Les mutations du capitalisme survenues ces trente dernières années ont radicalement changé la donne des rapports entre l’entreprise et ses salariés. Tel est le constat de départ de Jean-Louis Bianco, Charles Fiterman, Philippe-Michel Thibault, Michel Yahiel et Julie de Clerck dans une note collective publiée récemment par la Fondation Jean-Jaurès, Entreprise et démocratie sociale : pour une nouvelle approche.

A l’origine des "nouvelles structurations des lieux et des modes de production", le développement spectaculaire des technologies de l’information n’a pas seulement intensifié la concurrence internationale. Il a aussi accru le poids des grands actionnaires et des groupements d’actionnaires dans la chaîne décisionnelle, au point de leur assurer un pouvoir exclusif et orienté vers la seule rentabilité financière "au détriment des activités productrices", tandis qu’ "un retour sur fonds propres" de "15% est devenu la norme." 

Parallèlement, "l’échec de l’économie étatisée" a ouvert la voie à une libéralisation poussée de l’organisation du travail favorisant parmi d’autres autres choses redéploiements mondiaux de la division du travail, externalisation de la production et essor d’une sous-traitance étroitement soumise aux donneurs d’ordre. Ces changements ont été accompagnés de l’élaboration d’un discours managérial de "responsabilisation" visant à accroître la pression exercée sur les salariés (sans qu’ils puissent pour autant espérer de réelles retombées de la réalisation de leurs "objectifs") et à rompre la solidarité entre des individus ainsi mis en concurrence   .

Ces mutations n’ont pas eu pour seuls effets un délitement du lien au sein des entreprises, une dégradation des conditions de travail et une perte de sens du travail salarié, trois phénomènes particulièrement marqués dans les grandes entreprises. L’individualisation du salariat a aussi eu pour conséquence d’amoindrir considérablement ses capacités de négociation, sa faculté à s’organiser pour faire jouer en sa faveur le rapport de force. Comme l’ont d’ailleurs observé un certain nombre d’écrivains et d’artistes assumant de porter une voix passablement ignorée des grands partis   , le mal-être des salariés a donc crû au fil d’un progressif désarmement du "travail" face au "capital".

L’affaiblissement des syndicats et de l’ensemble des rouages de la démocratie sociale, perçu de longue date, a pourtant été un objet de législation dès 1982 et les lois Auroux devant favoriser la négociation d’entreprise. Or, force est de constater l’échec de leurs dispositions, de fait réduites à l’impuissance par les nouveaux cadres de l’organisation du travail   .

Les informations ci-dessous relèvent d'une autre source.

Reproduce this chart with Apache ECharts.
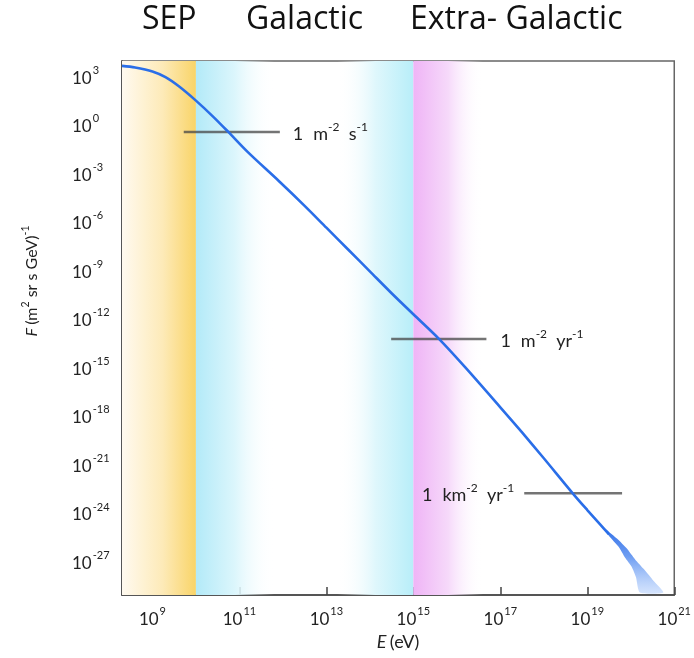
<!DOCTYPE html>
<html>
<head>
<meta charset="utf-8">
<script src="https://cdn.jsdelivr.net/npm/echarts@6/dist/echarts.min.js"></script>
<style>
html,body{margin:0;padding:0;background:#fff;}
#chart{width:694px;height:658px;}
</style>
</head>
<body>
<div id="chart"></div>
<script>
// ---- data (log10 values) ----
const spectrumLogE = [8.30, 8.6, 9.0, 9.3, 9.6, 10.0, 10.4, 10.75, 11.2, 11.9, 12.5, 13.0, 13.5, 14.0, 14.5, 15.0, 15.6, 16.2, 17.0, 17.5, 18.0, 18.66, 19.0, 19.3, 19.5];
const spectrumLogF = [3.60, 3.50, 3.25, 2.90, 2.35, 1.45, 0.45, -0.50, -1.75, -3.50, -5.05, -6.40, -7.75, -9.10, -10.45, -11.75, -13.30, -15.05, -17.50, -19.05, -20.65, -22.80, -23.85, -24.75, -25.35];
// uncertainty band at the highest energies (right/upper edge and left/lower edge)
const bandUpperLogE = [19.3, 19.5, 19.7, 19.9, 20.1, 20.3, 20.5, 20.75];
const bandUpperLogF = [-24.75, -25.20, -25.65, -26.20, -26.90, -27.50, -28.15, -28.95];
const bandLowerLogE = [19.3, 19.5, 19.72, 19.87, 20.02, 20.12, 20.21];
const bandLowerLogF = [-24.75, -25.45, -26.12, -26.80, -27.35, -28.00, -28.95];
// flux reference lines
const fluxLabels = ['1 m-2 s-1', '1 m-2 yr-1', '1 km-2 yr-1'];
const fluxLogF = [-0.49, -13.28, -22.81];
const fluxStartLogE = [9.72, 14.49, 17.55];
const fluxEndLogE = [11.93, 16.68, 19.80];
// shaded energy regions
const regionNames = ['SEP', 'Galactic', 'Extra- Galactic'];
const sepRange = [8.30, 10.0];
const galacticFadeRange = [10.0, 11.8];
const galacticRiseRange = [13.25, 15.0];
const extraRange = [15.0, 16.6];
// axes
const xTicks = [9, 11, 13, 15, 17, 19, 21];
const yTicks = [3, 0, -3, -6, -9, -12, -15, -18, -21, -24, -27];
const xRange = [8.30, 21];
const yRange = [-29.1, 3.9];

const FONT = 'Lato';
const chart = echarts.init(document.getElementById('chart'), null, {renderer: 'canvas'});
const LG = echarts.graphic.LinearGradient;

const powRich = {
  b: {fontSize: 17, fontFamily: FONT, color: '#222', lineHeight: 22, verticalAlign: 'bottom'},
  s: {fontSize: 11, fontFamily: FONT, color: '#222', lineHeight: 22, verticalAlign: 'top', padding: [0, 0, 0, 1]}
};
function powLabel(v) { return '{b|10}{s|' + v + '}'; }

const spectrum = spectrumLogE.map((e, i) => [e, spectrumLogF[i]]);
const bandPoly = bandUpperLogE.map((e, i) => [e, bandUpperLogF[i]])
  .concat(bandLowerLogE.map((e, i) => [e, bandLowerLogF[i]]).reverse());

const labelRich = {
  n: {fontSize: 18, fontFamily: FONT, color: '#222', lineHeight: 22, verticalAlign: 'bottom'},
  u: {fontSize: 18, fontFamily: FONT, color: '#222', lineHeight: 22, verticalAlign: 'bottom'},
  s: {fontSize: 12, fontFamily: FONT, color: '#222', lineHeight: 22, verticalAlign: 'top'}
};
function fluxText(t) {
  const parts = t.split(' ');
  let out = '{n|' + parts[0] + '}   ';
  for (let i = 1; i < parts.length; i++) {
    const m = parts[i].match(/^([a-z]+)(-?\d+)$/);
    out += '{u|' + m[1] + '}{s|' + m[2] + '}' + (i < parts.length - 1 ? '{u|  }' : '');
  }
  return out;
}

const fluxSeries = fluxLogF.map((f, i) => {
  const labelLeft = i === 2;
  const lbl = {show: true, position: labelLeft ? 'left' : 'right', distance: labelLeft ? 10 : (i === 0 ? 13 : 14),
    formatter: fluxText(fluxLabels[i]), rich: labelRich};
  const p0 = {value: [fluxStartLogE[i], f]};
  const p1 = {value: [fluxEndLogE[i], f]};
  if (labelLeft) p0.label = lbl; else p1.label = lbl;
  return {
    type: 'line', data: [p0, p1], symbol: 'circle', symbolSize: 0, showSymbol: true, showAllSymbol: true,
    lineStyle: {color: 'rgba(70,70,70,0.75)', width: 2.5}, itemStyle: {color: 'rgba(0,0,0,0)'},
    label: {show: false}, z: 4, silent: true, animation: false
  };
});

function vband(range, stops) {
  return [{xAxis: range[0], itemStyle: {color: new LG(0, 0, 1, 0, stops)}}, {xAxis: range[1]}];
}

const titleFont = '32px "Open Sans"';
const option = {
  animation: false,
  backgroundColor: '#fff',
  grid: {left: 122, right: 14, top: 61, bottom: 63, show: true, borderColor: '#666', borderWidth: 1.5, backgroundColor: 'transparent'},
  xAxis: {
    type: 'value', min: xRange[0], max: xRange[1],
    axisLine: {show: true, onZero: false, lineStyle: {color: '#444', width: 1.5}},
    axisTick: {show: true, inside: true, length: 8, customValues: xTicks, lineStyle: {color: '#444', width: 1.5}},
    axisLabel: {customValues: xTicks, margin: 11, formatter: powLabel, rich: powRich},
    splitLine: {show: false},
    name: '{i|E} {r|(eV)}', nameLocation: 'middle', nameGap: 37,
    nameTextStyle: {rich: {i: {fontSize: 18, fontStyle: 'italic', fontFamily: FONT, color: '#222'}, r: {fontSize: 18, fontFamily: FONT, color: '#222'}}}
  },
  yAxis: {
    type: 'value', min: yRange[0], max: yRange[1],
    axisLine: {show: true, onZero: false, lineStyle: {color: '#444', width: 1.5}},
    axisTick: {show: true, inside: true, length: 8, customValues: yTicks, lineStyle: {color: '#444', width: 1.5}},
    axisLabel: {customValues: yTicks, margin: 50, align: 'left', formatter: powLabel, rich: powRich},
    splitLine: {show: false}
  },
  graphic: [
    {type: 'text', x: 142, y: 20, style: {text: regionNames[0], font: titleFont, fill: '#111', verticalAlign: 'middle'}},
    {type: 'text', x: 246, y: 20, style: {text: regionNames[1], font: titleFont, fill: '#111', verticalAlign: 'middle'}},
    {type: 'text', x: 410, y: 20, style: {text: regionNames[2], font: titleFont, fill: '#111', verticalAlign: 'middle'}},
    {type: 'text', x: 30, y: 281, rotation: Math.PI / 2, style: {
      text: '{i|F} {r|(m}{s|2}{r| sr s GeV)}{s|-1}', align: 'center', verticalAlign: 'middle',
      rich: {
        i: {fontSize: 16, fontStyle: 'italic', fontFamily: FONT, fill: '#222', lineHeight: 20, verticalAlign: 'bottom'},
        r: {fontSize: 16, fontFamily: FONT, fill: '#222', lineHeight: 20, verticalAlign: 'bottom'},
        s: {fontSize: 10.5, fontFamily: FONT, fill: '#222', lineHeight: 20, verticalAlign: 'top'}
      }}}
  ],
  series: [
    {
      type: 'line', data: [], silent: true,
      markArea: {silent: true, label: {show: false}, data: [
        vband(sepRange, [{offset: 0, color: '#fffaf0'}, {offset: 0.55, color: '#fdeab8'}, {offset: 1, color: '#f9d468'}]),
        vband(galacticFadeRange, [{offset: 0, color: '#b3eaf8'}, {offset: 0.5, color: '#dcf6fc'}, {offset: 1, color: 'rgba(255,255,255,0)'}]),
        vband(galacticRiseRange, [{offset: 0, color: 'rgba(255,255,255,0)'}, {offset: 0.5, color: '#dff7fc'}, {offset: 1, color: '#b8eef9'}]),
        vband(extraRange, [{offset: 0, color: '#efb4f6'}, {offset: 0.5, color: '#f6d9fa'}, {offset: 1, color: 'rgba(255,255,255,0)'}])
      ]}, z: 1
    },
    {
      type: 'custom', data: [[bandPoly[0][0], bandPoly[0][1]]], clip: true, z: 3, silent: true,
      renderItem: function (params, api) {
        if (params.dataIndex !== 0) return null;
        const pts = bandPoly.map(p => api.coord(p));
        return {type: 'polygon', shape: {points: pts, smooth: 0.2}, style: {
          fill: new LG(0, 0, 0, 1, [{offset: 0, color: 'rgba(40,105,230,0.98)'}, {offset: 0.45, color: 'rgba(70,130,238,0.8)'}, {offset: 1, color: 'rgba(150,188,250,0.4)'}])
        }};
      }
    },
    {
      type: 'line', data: spectrum, smooth: 0.3, symbol: 'none', clip: true, z: 5,
      lineStyle: {color: '#2a6ee8', width: 2.6}
    }
  ].concat(fluxSeries)
};
chart.setOption(option);
</script>
</body>
</html>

Les auteurs de la note proposent donc un certain nombre d’actions devant renouveler la démocratie sociale et lui permettre de satisfaire aussi bien les aspirations légitimes des travailleurs que "le besoin de stabilité et de vision à long terme" des entreprises. Au-delà de ses seize propositions concrètes principalement orientées vers une recréation du lien au sein des entreprises au moyen d’un renforcement de la présence syndicale, ce texte sonne donc comme une exhortation des partis à se tourner à nouveau vers les angoisses et le mal-être de la majorité silencieuse


* Jean-Louis Bianco, Charles Fiterman, Philippe-Michel Thibault, Michel Yahiel, Entreprise et démocratie sociale : pour une nouvelle approche, Fondation Jean-Jaurès, 10 février 2010.